The exercise:
Records follow. Copy every line with "this".
+++ Exercise data +++
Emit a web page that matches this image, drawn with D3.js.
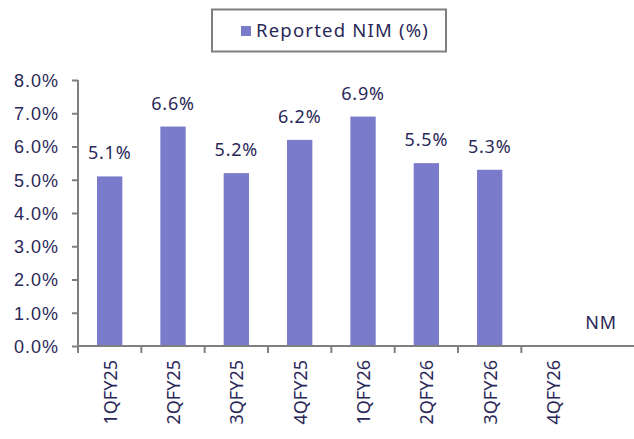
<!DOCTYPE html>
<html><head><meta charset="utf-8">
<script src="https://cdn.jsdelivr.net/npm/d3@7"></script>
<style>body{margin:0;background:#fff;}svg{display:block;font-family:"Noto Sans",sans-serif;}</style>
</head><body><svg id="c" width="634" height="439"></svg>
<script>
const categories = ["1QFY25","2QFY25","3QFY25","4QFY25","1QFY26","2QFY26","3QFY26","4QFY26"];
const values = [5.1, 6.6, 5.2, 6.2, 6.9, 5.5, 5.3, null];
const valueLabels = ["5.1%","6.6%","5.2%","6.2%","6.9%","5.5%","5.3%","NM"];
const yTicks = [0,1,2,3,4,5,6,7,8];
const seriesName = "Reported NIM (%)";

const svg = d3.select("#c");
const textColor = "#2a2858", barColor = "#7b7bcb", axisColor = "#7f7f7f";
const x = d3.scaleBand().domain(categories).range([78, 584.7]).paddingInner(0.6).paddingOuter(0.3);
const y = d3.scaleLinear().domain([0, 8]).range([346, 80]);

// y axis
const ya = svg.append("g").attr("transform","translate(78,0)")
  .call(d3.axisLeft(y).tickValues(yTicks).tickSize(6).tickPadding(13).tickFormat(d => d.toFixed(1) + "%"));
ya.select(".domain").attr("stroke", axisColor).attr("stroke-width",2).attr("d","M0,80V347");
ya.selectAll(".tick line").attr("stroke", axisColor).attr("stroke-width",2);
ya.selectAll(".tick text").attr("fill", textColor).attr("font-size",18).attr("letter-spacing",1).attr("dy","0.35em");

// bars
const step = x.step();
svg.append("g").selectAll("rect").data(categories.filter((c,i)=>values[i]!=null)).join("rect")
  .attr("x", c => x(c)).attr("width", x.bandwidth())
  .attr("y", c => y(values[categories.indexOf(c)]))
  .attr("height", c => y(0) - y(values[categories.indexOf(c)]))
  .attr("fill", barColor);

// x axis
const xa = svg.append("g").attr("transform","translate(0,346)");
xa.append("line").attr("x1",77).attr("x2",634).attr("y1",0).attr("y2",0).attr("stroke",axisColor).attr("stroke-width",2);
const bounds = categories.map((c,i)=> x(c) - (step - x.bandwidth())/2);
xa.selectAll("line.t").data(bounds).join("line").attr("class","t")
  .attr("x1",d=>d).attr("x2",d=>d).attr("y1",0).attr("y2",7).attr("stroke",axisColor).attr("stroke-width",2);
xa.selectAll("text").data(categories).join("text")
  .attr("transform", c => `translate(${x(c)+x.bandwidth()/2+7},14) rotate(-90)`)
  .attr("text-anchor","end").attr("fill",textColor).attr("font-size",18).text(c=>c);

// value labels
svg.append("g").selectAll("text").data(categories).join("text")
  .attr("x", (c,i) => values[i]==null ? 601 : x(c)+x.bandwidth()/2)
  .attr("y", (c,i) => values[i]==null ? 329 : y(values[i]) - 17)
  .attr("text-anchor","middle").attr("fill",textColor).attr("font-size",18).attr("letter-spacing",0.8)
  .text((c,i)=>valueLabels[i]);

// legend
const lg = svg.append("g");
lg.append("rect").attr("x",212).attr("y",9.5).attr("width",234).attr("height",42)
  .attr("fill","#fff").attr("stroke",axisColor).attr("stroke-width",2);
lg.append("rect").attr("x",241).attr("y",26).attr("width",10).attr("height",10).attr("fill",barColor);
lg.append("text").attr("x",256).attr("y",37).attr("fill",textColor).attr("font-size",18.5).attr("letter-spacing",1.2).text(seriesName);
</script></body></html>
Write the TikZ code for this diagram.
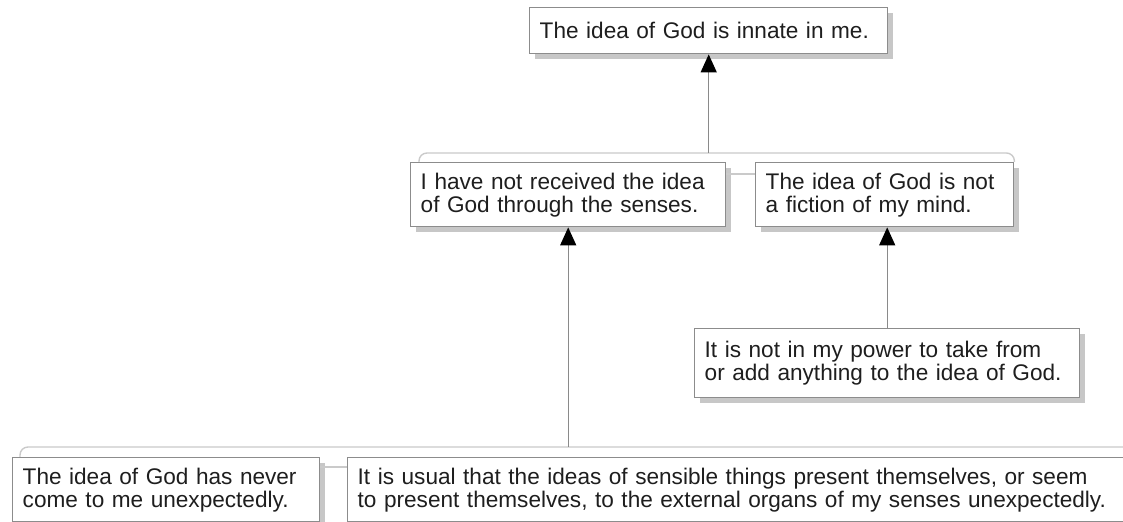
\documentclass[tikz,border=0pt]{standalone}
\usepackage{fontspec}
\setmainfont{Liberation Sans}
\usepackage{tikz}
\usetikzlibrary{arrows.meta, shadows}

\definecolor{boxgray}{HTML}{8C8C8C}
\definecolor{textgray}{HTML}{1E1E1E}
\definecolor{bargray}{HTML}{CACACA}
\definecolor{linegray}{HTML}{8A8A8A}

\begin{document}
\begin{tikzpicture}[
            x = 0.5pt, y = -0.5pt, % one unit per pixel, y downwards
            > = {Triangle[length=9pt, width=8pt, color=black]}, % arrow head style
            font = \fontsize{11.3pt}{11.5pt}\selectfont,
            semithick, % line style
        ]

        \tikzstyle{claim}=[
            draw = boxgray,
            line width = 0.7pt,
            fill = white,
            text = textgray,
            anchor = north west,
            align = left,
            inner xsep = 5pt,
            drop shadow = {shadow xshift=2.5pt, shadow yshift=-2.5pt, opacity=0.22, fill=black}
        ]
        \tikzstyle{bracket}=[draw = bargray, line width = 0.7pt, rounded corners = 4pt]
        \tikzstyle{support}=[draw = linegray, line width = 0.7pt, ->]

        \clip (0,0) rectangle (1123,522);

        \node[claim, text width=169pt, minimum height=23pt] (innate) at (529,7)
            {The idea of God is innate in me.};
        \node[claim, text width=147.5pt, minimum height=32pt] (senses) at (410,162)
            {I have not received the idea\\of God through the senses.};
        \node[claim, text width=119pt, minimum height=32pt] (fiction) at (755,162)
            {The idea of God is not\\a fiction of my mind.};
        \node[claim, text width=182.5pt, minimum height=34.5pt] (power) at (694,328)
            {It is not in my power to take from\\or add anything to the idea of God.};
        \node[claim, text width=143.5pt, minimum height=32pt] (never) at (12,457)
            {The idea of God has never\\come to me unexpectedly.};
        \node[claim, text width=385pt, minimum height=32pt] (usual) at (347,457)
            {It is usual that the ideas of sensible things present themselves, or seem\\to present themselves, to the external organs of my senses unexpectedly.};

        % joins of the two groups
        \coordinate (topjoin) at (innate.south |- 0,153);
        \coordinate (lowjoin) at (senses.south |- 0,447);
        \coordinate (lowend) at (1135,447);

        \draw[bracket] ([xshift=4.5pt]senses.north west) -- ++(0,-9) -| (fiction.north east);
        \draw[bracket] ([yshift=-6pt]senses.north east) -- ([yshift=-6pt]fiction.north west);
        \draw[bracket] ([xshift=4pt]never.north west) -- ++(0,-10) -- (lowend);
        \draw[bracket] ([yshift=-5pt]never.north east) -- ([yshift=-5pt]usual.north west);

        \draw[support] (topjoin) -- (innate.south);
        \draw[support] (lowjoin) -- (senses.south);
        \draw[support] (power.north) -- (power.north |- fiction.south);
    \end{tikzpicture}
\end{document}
+++
+++ Exercise data +++
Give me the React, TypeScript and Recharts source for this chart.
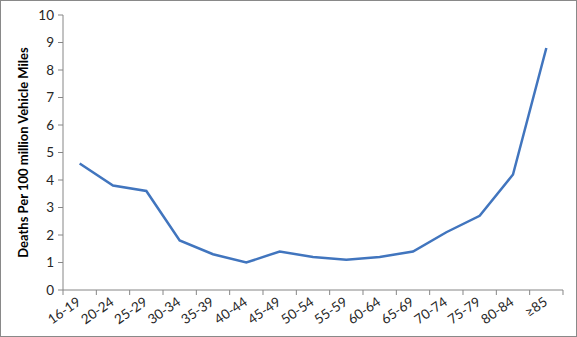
+++
Answer in full:
Emit a web page that matches this image, drawn with D3.js.
Write the TikZ code for this diagram.
Give me the React, TypeScript and Recharts source for this chart.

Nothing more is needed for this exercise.